Once a need for feature level requirements arises, the characterization system 28 can be utilized with the predefined attribute schema 32 to understand the applied attributes as indicated at 84. The attribute schema 32 may be a separate file or database accessed by the characterization system 28. The attribute schema 32 may also be hardcoded as part of the characterization system 28. The characterization system 28 maps the object attributes saved as part of the PMI to the corresponding requirement set out in the attribute schema 32. In one disclosed example, the reference values 68 saved as an object attribute are mapped to specific feature level requirements by the characterization system 28 based on the attribute schema 32.
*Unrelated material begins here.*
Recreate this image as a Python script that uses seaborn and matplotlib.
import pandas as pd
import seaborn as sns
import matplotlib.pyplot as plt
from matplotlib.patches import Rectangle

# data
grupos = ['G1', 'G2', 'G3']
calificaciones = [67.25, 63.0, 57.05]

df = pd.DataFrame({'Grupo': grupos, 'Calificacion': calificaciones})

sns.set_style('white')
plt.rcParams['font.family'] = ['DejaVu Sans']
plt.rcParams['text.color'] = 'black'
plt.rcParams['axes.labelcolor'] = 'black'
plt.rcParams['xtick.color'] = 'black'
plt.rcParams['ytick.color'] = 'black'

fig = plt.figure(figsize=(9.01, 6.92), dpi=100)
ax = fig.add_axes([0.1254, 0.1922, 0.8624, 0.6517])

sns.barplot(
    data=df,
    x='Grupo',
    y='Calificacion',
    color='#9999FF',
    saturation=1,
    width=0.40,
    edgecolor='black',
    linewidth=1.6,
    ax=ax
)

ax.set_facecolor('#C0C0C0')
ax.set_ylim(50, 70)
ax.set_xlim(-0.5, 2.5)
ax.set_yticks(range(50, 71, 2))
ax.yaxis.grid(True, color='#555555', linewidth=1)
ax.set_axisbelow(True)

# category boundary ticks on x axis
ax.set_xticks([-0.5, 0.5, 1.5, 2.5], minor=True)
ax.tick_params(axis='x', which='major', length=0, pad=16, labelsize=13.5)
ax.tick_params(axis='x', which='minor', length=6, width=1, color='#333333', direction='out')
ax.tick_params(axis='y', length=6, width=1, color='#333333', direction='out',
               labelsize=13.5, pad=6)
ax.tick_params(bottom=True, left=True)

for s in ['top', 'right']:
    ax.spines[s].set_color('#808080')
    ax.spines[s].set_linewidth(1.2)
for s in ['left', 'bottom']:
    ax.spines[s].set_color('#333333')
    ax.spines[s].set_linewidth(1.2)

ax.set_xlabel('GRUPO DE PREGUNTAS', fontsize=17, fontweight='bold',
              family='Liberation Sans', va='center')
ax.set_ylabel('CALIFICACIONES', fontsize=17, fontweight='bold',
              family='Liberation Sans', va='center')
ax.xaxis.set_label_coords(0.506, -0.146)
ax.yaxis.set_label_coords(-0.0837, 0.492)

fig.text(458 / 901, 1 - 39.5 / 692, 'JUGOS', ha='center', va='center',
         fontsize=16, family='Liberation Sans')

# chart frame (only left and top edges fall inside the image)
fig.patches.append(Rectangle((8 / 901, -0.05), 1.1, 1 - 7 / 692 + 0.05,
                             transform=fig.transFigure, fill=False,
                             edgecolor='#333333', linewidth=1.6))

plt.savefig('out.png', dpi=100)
In the disclosed example, the characterization system 28 provides the generation of a set of information for the component based on the attribute schema 32 as indicated at 86. As appreciated, any information pertaining to feature level requirements can be saved as PMI of the model. Accordingly, extraction of the particular type of information from the PMI could be tailored to the downstream system needs. For example, inspection requirements may be extracted and utilized to generate inspection and validation requirements. Similarly, information utilized for testing may be generated in suitable formats for testing for the specific component.

Accordingly, the example disclosed system and method provides for the inclusion of and extraction of many feature level requirement within a CAD model.

Although an example embodiment has been disclosed, a worker of ordinary skill in this art would recognize that certain modifications would come within the scope of this disclosure. For that reason, the following claims should be studied to determine the scope and content of this disclosure.